Suppose that I have a fair n-sided die, and I want to roll it until I get all n outcomes. This is probably going to take more than n rolls, because I’m probably going to get some repeats. For instance, if n = 10, it’ll take, on average, over 29 rolls in order to get all of them.
But this means that there will probably be a significant span of rolls where I’ve gotten nine out of my ten outcomes, and am diligently pounding away at that last one. And even once I do get it, I’ll have only gotten that one once, while my other rolls will average around three times each. So it’s going to seem to me like that last outcome, whatever it is, is really rare, while the others will seem fairly common.
It’s only an illusion, of course, and it varies from person to person. Like, I might say to someone attempting the same task “Man, trying to get a three takes forever, doesn’t it!?”, to which they might reply “What do you mean? I’m always getting threes. It’s sevens that are the rare one.”. In reality, of course, neither is actually rare: All rolls are always equally likely.
You know that all results are equally likely but are mixing up experience of past rolls (which have no effect on the future odds) with the “rarity” of waiting to get your last number. By definition, every time you miss you will have loaded up on those you already have making them seem “common” and your missing number “rare”.
I think it’s more of just realizing p(x)>0 means that there is possibility that the event will occur. For example rolling doubles is 1/6 so rolling doubles 10 times is less than 1.7 x 10^-8 but this means it can occur. So when it does and gets noticed as unusual (rightfully and wrongfully) I would classify it as confirmation bias.
Isn’t the Gambler’s fallacy the opposite of the OPs illusion. The gambler actually acknowledges all outcomes should be equally likely, but mistakenly thinks that previous events should influence future events, so that the “hard to get” number should now crop up more often to balance things.
The OP on the other hand describes a different, but equally problematic result of trying to do intuitive statistics, trying to establish the probabilities in an event with a stopping condition that inherently makes the results biased.
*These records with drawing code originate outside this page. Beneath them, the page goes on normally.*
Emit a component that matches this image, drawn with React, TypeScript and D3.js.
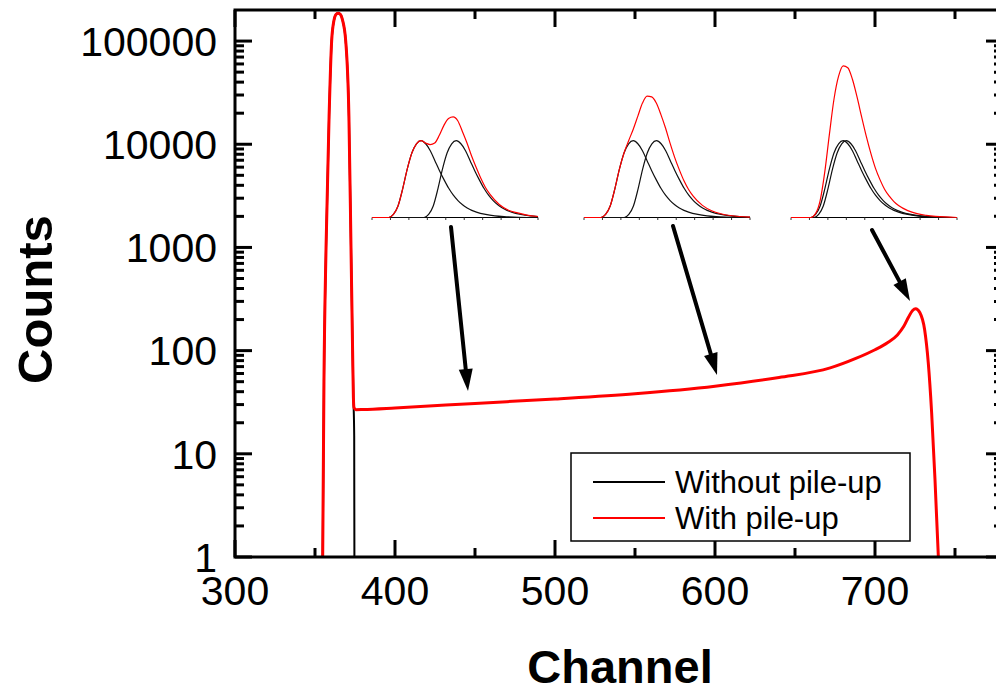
import React from 'react';
import * as d3 from 'd3';

const W = 996;
const H = 692;
const plot = { left: 235, top: 10, right: 1003, bottom: 557 };

// Spectrum without pile-up (channel, counts)
const withoutChannels = [354.6, 354.8, 355.6, 356.9, 358.8, 360.4, 361.9, 363.2, 364.5, 365.8, 367.2, 369.2, 371.2, 372.5, 373.5, 374.0, 374.5, 374.7];
const withoutCounts = [0.5, 1, 50, 1000, 18600, 100000, 160000, 182000, 186000, 182000, 160000, 100000, 18600, 1000, 100, 35, 15, 0.2];

// Spectrum with pile-up (channel, counts)
const withChannels = [354.6, 354.8, 355.6, 356.9, 358.8, 360.4, 361.9, 363.2, 364.5, 365.8, 367.2, 369.2, 371.2, 372.5, 373.5, 374.0, 374.4, 375.5, 380, 400, 450, 500, 550, 600, 640, 672, 688, 700, 708, 714, 718, 721, 723.5, 725.4, 728, 731, 733.3, 735.4, 737.5, 739.6, 741];
const withCounts = [0.5, 1, 50, 1000, 18600, 100000, 160000, 182000, 186000, 182000, 160000, 100000, 18600, 1000, 100, 35, 28, 26.8, 26.9, 27.8, 30.8, 34.0, 38.2, 45.2, 55, 68, 84, 102, 120, 142, 172, 212, 245, 255, 234, 160, 76, 25, 5.6, 1, 0.4];

const xMajorTicks = [300, 400, 500, 600, 700];
const xMinorTicks = [350, 450, 550, 650, 750];
const yTickValues = [1, 10, 100, 1000, 10000, 100000];
const yTickLabels = ['1', '10', '100', '1000', '10000', '100000'];
const legendLabels = ['Without pile-up', 'With pile-up'];
const xTitle = 'Channel';
const yTitle = 'Counts';

// Single detector pulse: offset from its peak (time units) and relative amplitude
const pulseOffsets = [-1.75, -1.5, -1.25, -1, -0.75, -0.5, -0.25, 0, 0.25, 0.5, 0.75, 1, 1.25, 1.5, 1.75, 2, 2.25, 2.5, 2.75, 3, 3.5, 4, 4.5, 5, 6];
const pulseHeights = [0, 0.04, 0.15, 0.37, 0.63, 0.84, 0.96, 1, 0.96, 0.87, 0.74, 0.61, 0.49, 0.38, 0.29, 0.22, 0.165, 0.125, 0.093, 0.07, 0.04, 0.022, 0.012, 0.006, 0];

// Peak times of the two pulses in each inset (time units)
const pulsePeaks1 = [2.66, 4.57];
const pulsePeaks2 = [2.67, 3.93];
const pulsePeaks3 = [2.83, 3.0];

// Piled-up signal in each inset (time, amplitude)
const pileTime1 = [0, 0.91, 1.16, 1.41, 1.66, 1.91, 2.16, 2.41, 2.66, 2.9, 3.15, 3.4, 3.65, 3.9, 4.15, 4.4, 4.65, 4.9, 5.15, 5.4, 5.65, 5.9, 6.15, 6.4, 6.9, 7.4, 7.9, 8.4, 9.0];
const pileAmp1 = [0, 0, 0.04, 0.15, 0.37, 0.63, 0.84, 0.96, 1.0, 0.97, 0.95, 0.97, 1.07, 1.2, 1.29, 1.31, 1.26, 1.12, 0.97, 0.8, 0.65, 0.51, 0.39, 0.3, 0.17, 0.095, 0.06, 0.032, 0.013];
const pileTime2 = [0, 0.92, 1.17, 1.42, 1.67, 1.92, 2.17, 2.42, 2.67, 2.92, 3.17, 3.42, 3.67, 3.92, 4.17, 4.42, 4.67, 4.92, 5.17, 5.42, 5.67, 5.92, 6.42, 6.92, 7.42, 7.92, 8.42, 9.0];
const pileAmp2 = [0, 0, 0.04, 0.15, 0.37, 0.63, 0.84, 1.0, 1.15, 1.32, 1.49, 1.58, 1.57, 1.49, 1.34, 1.165, 0.965, 0.78, 0.62, 0.478, 0.365, 0.278, 0.158, 0.088, 0.049, 0.026, 0.013, 0.006];
const pileTime3 = [0, 1.08, 1.33, 1.58, 1.83, 2.08, 2.33, 2.58, 2.83, 3.08, 3.33, 3.58, 3.83, 4.08, 4.33, 4.58, 4.83, 5.08, 5.33, 5.58, 5.83, 6.33, 6.83, 7.33, 7.83, 8.83, 9.0];
const pileAmp3 = [0, 0, 0.05, 0.22, 0.59, 1.08, 1.54, 1.84, 1.975, 1.95, 1.8, 1.57, 1.31, 1.06, 0.835, 0.64, 0.49, 0.365, 0.277, 0.207, 0.156, 0.09, 0.05, 0.028, 0.014, 0.003, 0];

const insetTicks = [0, 1, 2, 3, 4, 5, 6, 7, 8, 9];

const insets = [
  { x0: 372, peaks: pulsePeaks1, pileT: pileTime1, pileA: pileAmp1 },
  { x0: 584, peaks: pulsePeaks2, pileT: pileTime2, pileA: pileAmp2 },
  { x0: 791, peaks: pulsePeaks3, pileT: pileTime3, pileA: pileAmp3 },
];
const insetWidth = 166;
const insetBase = 217.5;
const insetUnit = 76.8;

// Arrows from each inset down to the matching region of the spectrum
const arrows = [
  { x1: 451, y1: 227, x2: 468, y2: 391 },
  { x1: 673, y1: 226, x2: 717, y2: 375 },
  { x1: 872, y1: 230, x2: 910, y2: 301 },
];

const FONT = "'Liberation Sans', Arial, Helvetica, sans-serif";

export default function App() {
  const x = d3.scaleLinear().domain([300, 780]).range([plot.left, plot.right]);
  const y = d3.scaleLog().domain([1, 200000]).range([plot.bottom, plot.top]);

  const line = d3
    .line<[number, number]>()
    .x((d) => x(d[0]))
    .y((d) => y(d[1]))
    .curve(d3.curveMonotoneX);

  const withoutPath = line(withoutChannels.map((c, i) => [c, withoutCounts[i]]) as [number, number][]) || '';
  const withPath = line(withChannels.map((c, i) => [c, withCounts[i]]) as [number, number][]) || '';

  const yMinor: number[] = [];
  for (let e = 0; e < 6; e++) {
    for (let k = 2; k <= 9; k++) {
      const v = k * Math.pow(10, e);
      if (v < 200000) yMinor.push(v);
    }
  }

  const axisW = 3;
  const majorLen = 17;
  const minorLen = 9;

  return (
    <svg
      width={W}
      height={H}
      viewBox={`0 0 ${W} ${H}`}
      style={{ position: 'absolute', left: 0, top: 0, display: 'block', background: '#fff' }}
      fontFamily={FONT}
    >
      <defs>
        <clipPath id="plotClip">
          <rect x={plot.left} y={plot.top} width={plot.right - plot.left} height={plot.bottom - plot.top} />
        </clipPath>
        {insets.map((ins, i) => (
          <clipPath id={`insetClip${i}`} key={i}>
            <rect x={ins.x0} y={0} width={insetWidth} height={insetBase + 1} />
          </clipPath>
        ))}
      </defs>

      {/* spectrum curves */}
      <g clipPath="url(#plotClip)">
        <path d={withoutPath} fill="none" stroke="#000" strokeWidth={2} />
        <path d={withPath} fill="none" stroke="#ff0000" strokeWidth={3} strokeLinejoin="round" />
      </g>

      {/* frame */}
      <rect
        x={plot.left}
        y={plot.top}
        width={plot.right - plot.left}
        height={plot.bottom - plot.top}
        fill="none"
        stroke="#000"
        strokeWidth={axisW}
      />

      {/* x ticks, bottom and top, pointing inward */}
      {xMajorTicks.map((t) => (
        <g key={`xM${t}`} stroke="#000" strokeWidth={axisW}>
          <line x1={x(t)} x2={x(t)} y1={plot.bottom} y2={plot.bottom - majorLen} />
          <line x1={x(t)} x2={x(t)} y1={plot.top} y2={plot.top + majorLen} />
        </g>
      ))}
      {xMinorTicks.map((t) => (
        <g key={`xm${t}`} stroke="#000" strokeWidth={axisW}>
          <line x1={x(t)} x2={x(t)} y1={plot.bottom} y2={plot.bottom - minorLen} />
          <line x1={x(t)} x2={x(t)} y1={plot.top} y2={plot.top + minorLen} />
        </g>
      ))}
      {xMajorTicks.map((t) => (
        <text key={`xl${t}`} x={x(t)} y={605} fontSize={41} textAnchor="middle" fill="#000">
          {t}
        </text>
      ))}

      {/* y ticks, left and right, pointing inward */}
      {yTickValues.map((v) => (
        <g key={`yM${v}`} stroke="#000" strokeWidth={axisW}>
          <line x1={plot.left} x2={plot.left + majorLen} y1={y(v)} y2={y(v)} />
          <line x1={plot.right} x2={plot.right - majorLen} y1={y(v)} y2={y(v)} />
        </g>
      ))}
      {yMinor.map((v) => (
        <g key={`ym${v}`} stroke="#000" strokeWidth={axisW}>
          <line x1={plot.left} x2={plot.left + minorLen} y1={y(v)} y2={y(v)} />
          <line x1={plot.right} x2={plot.right - minorLen} y1={y(v)} y2={y(v)} />
        </g>
      ))}
      {yTickValues.map((v, i) => (
        <text key={`yl${v}`} x={217} y={y(v)} dy="0.36em" fontSize={41} textAnchor="end" fill="#000">
          {yTickLabels[i]}
        </text>
      ))}

      {/* axis titles */}
      <text x={620} y={683} fontSize={47} fontWeight="bold" textAnchor="middle" fill="#000">
        {xTitle}
      </text>
      <text
        transform={`translate(52,${(plot.top + plot.bottom) / 2 + 16}) rotate(-90)`}
        fontSize={49}
        fontWeight="bold"
        textAnchor="middle"
        fill="#000"
      >
        {yTitle}
      </text>

      {/* insets: two single pulses and their pile-up sum */}
      {insets.map((ins, i) => {
        const ix = d3.scaleLinear().domain([0, 9]).range([ins.x0, ins.x0 + insetWidth]);
        const iy = d3.scaleLinear().domain([0, 2]).range([insetBase, insetBase - 2 * insetUnit]);
        const il = d3
          .line<[number, number]>()
          .x((d) => ix(d[0]))
          .y((d) => iy(d[1]))
          .curve(d3.curveMonotoneX);
        const pulsePaths = ins.peaks.map((p) => {
          const pts: [number, number][] = [[0, 0]];
          pulseOffsets.forEach((o, k) => pts.push([p + o, pulseHeights[k]]));
          pts.push([9.5, 0]);
          return il(pts.filter((d, k, arr) => k === 0 || d[0] > arr[k - 1][0])) || '';
        });
        const pilePath = il(ins.pileT.map((t, k) => [t, ins.pileA[k]]) as [number, number][]) || '';
        return (
          <g key={`inset${i}`}>
            <line x1={ins.x0} x2={ins.x0 + insetWidth} y1={insetBase} y2={insetBase} stroke="#000" strokeWidth={1} />
            {insetTicks.map((t) => (
              <line key={t} x1={ix(t)} x2={ix(t)} y1={insetBase} y2={insetBase + 2.5} stroke="#333" strokeWidth={1} />
            ))}
            <g clipPath={`url(#insetClip${i})`}>
              {pulsePaths.map((d, k) => (
                <path key={k} d={d} fill="none" stroke="#111" strokeWidth={1.2} />
              ))}
              <path d={pilePath} fill="none" stroke="#ff0000" strokeWidth={1.2} />
            </g>
          </g>
        );
      })}

      {/* arrows */}
      {arrows.map((a, i) => {
        const ang = Math.atan2(a.y2 - a.y1, a.x2 - a.x1);
        const hl = 22;
        const hw = 7;
        const bx = a.x2 - hl * Math.cos(ang);
        const by = a.y2 - hl * Math.sin(ang);
        const px = -Math.sin(ang) * hw;
        const py = Math.cos(ang) * hw;
        return (
          <g key={`ar${i}`}>
            <line x1={a.x1} y1={a.y1} x2={bx + 2 * Math.cos(ang)} y2={by + 2 * Math.sin(ang)} stroke="#000" strokeWidth={4} strokeLinecap="round" />
            <polygon points={`${a.x2},${a.y2} ${bx + px},${by + py} ${bx - px},${by - py}`} fill="#000" />
          </g>
        );
      })}

      {/* legend */}
      <g>
        <rect x={571} y={453} width={339} height={88} fill="#fff" stroke="#000" strokeWidth={1.5} />
        <line x1={593} x2={665} y1={482} y2={482} stroke="#000" strokeWidth={2} />
        <line x1={593} x2={665} y1={518} y2={518} stroke="#ff0000" strokeWidth={2} />
        <text x={675} y={482} dy="0.36em" fontSize={31} fill="#000">
          {legendLabels[0]}
        </text>
        <text x={675} y={518} dy="0.36em" fontSize={31} fill="#000">
          {legendLabels[1]}
        </text>
      </g>
    </svg>
  );
}
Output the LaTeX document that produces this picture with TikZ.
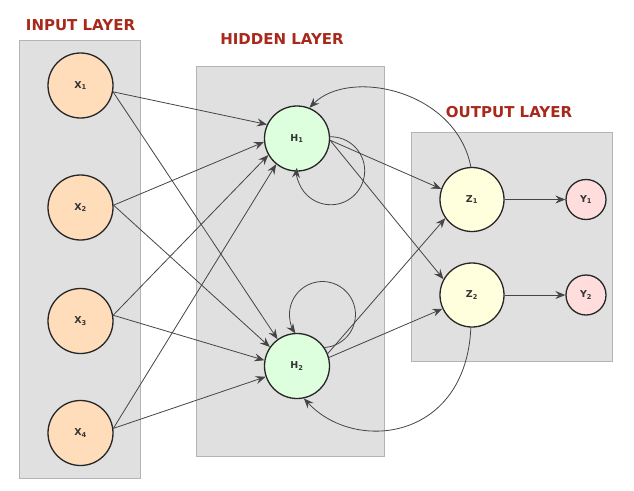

If there are situations where this activity occurs, there may be a name for it. Is there any activity other than idle dice tossing and bad statistics where you’d try throwing a die until you get all possible results?
I was interested in the relationship between n and E(n), the expected requirement. It’s easy to find a recurrence relation (e.g., E(10) = 7381/252 = 29.28968…) but I didn’t find a closed form. The sequence 2!E(2), 3!E(3), 4!E(4) is not in Sloane’s on-line Encyclopedia.
Asymptotically, I think E ~= n*ln(n). Surely this problem is well known?
This is correct. It comes from the harmonic series: The general form is E(n) = Sum(i=1…n) n/i. This is because on your first roll, you’re guaranteed to get a new result: Your expected number of rolls to get a new result is 1 (or n/n). Once you’ve gotten a single result, the probability of getting another new one is (n-1)/n, and so your expected number of rolls to get your second unique result is n/(n-1). For your third one, the probability of a new result is (n-2)/n for an expectation of n/(n-2) rolls, and so on, until when you only have one left, your chance of success on each roll is 1/n, and so your expected number of rolls to get that last one is n.
And the specific case that prompted my interest was a set of achievements in a computer game. For instance, in one spot, there’s (sometimes) a device that shows up in the game that can give one of ten possible outcomes, and there’s an achievement for having encountered all ten (since this device often doesn’t show up at all, and is in a very large area that takes a long time to search, this is a tedious slog). And there’s also one for finding all of a set of randomly-occurring enemies (though this one isn’t quite the same situation, since some of those enemies really are rarer than others, but the effect would still show up).
Surely it is! Chronos gave a perfect explanation of why E(n) is precisely n * the nth harmonic number, but in case you care to read up more, this generally goes by the name “coupon-collector problem”.